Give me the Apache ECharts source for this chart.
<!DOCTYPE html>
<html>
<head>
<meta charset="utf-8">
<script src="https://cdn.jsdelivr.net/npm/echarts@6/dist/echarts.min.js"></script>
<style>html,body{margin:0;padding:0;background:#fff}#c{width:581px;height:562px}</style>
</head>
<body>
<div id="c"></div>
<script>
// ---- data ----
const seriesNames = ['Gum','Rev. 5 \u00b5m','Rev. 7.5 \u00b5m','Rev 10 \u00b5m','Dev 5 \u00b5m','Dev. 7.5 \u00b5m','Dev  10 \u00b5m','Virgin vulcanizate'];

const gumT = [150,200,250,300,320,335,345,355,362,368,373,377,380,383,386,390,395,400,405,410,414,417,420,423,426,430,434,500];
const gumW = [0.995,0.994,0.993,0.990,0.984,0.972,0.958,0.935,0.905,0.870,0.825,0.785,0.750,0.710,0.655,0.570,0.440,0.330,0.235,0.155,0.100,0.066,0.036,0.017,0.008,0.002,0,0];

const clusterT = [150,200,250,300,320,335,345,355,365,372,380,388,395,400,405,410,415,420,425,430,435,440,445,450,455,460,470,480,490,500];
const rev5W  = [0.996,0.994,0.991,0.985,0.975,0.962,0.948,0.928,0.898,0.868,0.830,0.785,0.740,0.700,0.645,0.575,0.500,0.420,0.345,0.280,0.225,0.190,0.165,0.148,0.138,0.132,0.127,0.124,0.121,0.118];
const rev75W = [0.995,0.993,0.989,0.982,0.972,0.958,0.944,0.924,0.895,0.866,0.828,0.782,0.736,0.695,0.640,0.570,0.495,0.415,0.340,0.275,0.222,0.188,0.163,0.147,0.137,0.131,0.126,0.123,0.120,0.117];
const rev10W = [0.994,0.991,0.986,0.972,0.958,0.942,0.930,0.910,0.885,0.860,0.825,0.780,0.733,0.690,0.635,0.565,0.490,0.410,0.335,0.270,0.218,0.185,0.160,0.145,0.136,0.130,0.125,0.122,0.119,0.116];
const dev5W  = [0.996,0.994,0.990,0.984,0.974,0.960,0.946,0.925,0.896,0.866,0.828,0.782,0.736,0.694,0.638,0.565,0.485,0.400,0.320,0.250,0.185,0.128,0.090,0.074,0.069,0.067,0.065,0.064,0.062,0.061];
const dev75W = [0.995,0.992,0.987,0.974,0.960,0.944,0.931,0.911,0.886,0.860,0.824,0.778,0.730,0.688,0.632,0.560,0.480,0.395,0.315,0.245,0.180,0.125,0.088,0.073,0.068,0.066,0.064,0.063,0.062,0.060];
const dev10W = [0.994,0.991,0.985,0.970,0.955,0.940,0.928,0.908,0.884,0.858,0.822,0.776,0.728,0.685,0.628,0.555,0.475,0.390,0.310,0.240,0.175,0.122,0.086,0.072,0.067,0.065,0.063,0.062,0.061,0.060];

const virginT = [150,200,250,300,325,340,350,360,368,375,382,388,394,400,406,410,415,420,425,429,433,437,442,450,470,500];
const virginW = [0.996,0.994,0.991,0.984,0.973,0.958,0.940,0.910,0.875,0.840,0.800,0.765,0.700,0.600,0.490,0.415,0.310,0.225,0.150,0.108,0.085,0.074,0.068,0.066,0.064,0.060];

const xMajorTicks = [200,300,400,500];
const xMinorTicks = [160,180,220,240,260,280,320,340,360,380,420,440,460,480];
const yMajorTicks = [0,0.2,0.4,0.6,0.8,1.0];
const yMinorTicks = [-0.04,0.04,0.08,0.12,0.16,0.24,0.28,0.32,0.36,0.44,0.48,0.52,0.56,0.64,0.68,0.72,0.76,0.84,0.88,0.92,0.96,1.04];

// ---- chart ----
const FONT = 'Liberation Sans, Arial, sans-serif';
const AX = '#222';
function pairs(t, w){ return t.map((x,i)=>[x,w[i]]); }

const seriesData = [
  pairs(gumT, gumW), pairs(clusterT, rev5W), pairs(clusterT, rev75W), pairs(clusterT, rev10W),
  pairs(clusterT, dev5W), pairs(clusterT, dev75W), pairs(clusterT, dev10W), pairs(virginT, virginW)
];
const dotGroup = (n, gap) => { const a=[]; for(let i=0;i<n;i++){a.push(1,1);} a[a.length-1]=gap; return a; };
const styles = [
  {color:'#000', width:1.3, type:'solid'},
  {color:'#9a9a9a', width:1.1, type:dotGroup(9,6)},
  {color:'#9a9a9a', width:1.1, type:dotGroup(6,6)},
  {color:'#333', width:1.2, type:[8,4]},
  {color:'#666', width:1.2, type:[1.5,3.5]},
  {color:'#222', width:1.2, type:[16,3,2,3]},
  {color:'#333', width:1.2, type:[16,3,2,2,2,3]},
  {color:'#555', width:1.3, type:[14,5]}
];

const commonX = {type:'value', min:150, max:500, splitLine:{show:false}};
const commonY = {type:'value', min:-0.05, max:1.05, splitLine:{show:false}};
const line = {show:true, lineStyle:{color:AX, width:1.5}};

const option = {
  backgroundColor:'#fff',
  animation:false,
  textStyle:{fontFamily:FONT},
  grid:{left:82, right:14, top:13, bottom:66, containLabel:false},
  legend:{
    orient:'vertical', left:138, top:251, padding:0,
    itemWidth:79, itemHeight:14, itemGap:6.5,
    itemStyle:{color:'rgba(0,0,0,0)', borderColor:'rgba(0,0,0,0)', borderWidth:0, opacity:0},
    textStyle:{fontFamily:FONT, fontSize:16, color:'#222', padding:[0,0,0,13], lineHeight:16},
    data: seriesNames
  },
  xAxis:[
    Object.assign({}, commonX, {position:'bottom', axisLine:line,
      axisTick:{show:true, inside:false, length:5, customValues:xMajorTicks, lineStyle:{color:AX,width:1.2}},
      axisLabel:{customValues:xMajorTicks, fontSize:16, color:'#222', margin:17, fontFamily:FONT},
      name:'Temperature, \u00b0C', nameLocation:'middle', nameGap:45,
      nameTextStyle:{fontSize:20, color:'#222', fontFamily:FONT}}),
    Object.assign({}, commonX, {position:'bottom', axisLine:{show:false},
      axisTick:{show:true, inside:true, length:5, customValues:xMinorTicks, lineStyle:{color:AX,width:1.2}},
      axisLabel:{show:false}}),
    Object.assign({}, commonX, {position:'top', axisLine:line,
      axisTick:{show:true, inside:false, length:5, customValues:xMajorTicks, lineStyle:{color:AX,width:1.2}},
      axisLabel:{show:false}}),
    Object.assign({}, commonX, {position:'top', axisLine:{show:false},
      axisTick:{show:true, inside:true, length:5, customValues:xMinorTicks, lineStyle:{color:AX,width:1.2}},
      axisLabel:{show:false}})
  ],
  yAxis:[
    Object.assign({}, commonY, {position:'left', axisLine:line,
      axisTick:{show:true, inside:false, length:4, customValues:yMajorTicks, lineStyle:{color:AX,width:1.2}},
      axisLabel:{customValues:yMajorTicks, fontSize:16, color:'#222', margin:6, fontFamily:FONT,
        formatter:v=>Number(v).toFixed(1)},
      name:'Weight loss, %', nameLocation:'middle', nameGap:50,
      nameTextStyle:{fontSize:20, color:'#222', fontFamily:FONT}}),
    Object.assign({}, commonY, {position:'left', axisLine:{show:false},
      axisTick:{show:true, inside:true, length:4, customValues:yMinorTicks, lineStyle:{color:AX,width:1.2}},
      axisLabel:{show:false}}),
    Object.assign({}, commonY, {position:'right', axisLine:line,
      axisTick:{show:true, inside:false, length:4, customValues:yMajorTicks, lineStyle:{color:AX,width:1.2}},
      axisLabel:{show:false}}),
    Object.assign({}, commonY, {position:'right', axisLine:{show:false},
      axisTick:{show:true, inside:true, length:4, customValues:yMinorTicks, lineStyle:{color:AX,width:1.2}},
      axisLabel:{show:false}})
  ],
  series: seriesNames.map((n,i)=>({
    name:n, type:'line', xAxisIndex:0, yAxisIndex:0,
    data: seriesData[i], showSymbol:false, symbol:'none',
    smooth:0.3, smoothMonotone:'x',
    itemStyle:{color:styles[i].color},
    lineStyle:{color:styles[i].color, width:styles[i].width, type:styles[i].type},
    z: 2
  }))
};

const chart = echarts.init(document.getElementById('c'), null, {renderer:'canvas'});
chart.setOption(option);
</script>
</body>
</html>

--

**THE EXERCISE:**
Your task is to quote the lines above, beginning with the first and ending with the one that holds "const seriesNames = ['Gum','Rev.".

**TASK RESULT:**
Give me the Apache ECharts source for this chart.
<!DOCTYPE html>
<html>
<head>
<meta charset="utf-8">
<script src="https://cdn.jsdelivr.net/npm/echarts@6/dist/echarts.min.js"></script>
<style>html,body{margin:0;padding:0;background:#fff}#c{width:581px;height:562px}</style>
</head>
<body>
<div id="c"></div>
<script>
// ---- data ----
const seriesNames = ['Gum','Rev. 5 \u00b5m','Rev. 7.5 \u00b5m','Rev 10 \u00b5m','Dev 5 \u00b5m','Dev. 7.5 \u00b5m','Dev  10 \u00b5m','Virgin vulcanizate'];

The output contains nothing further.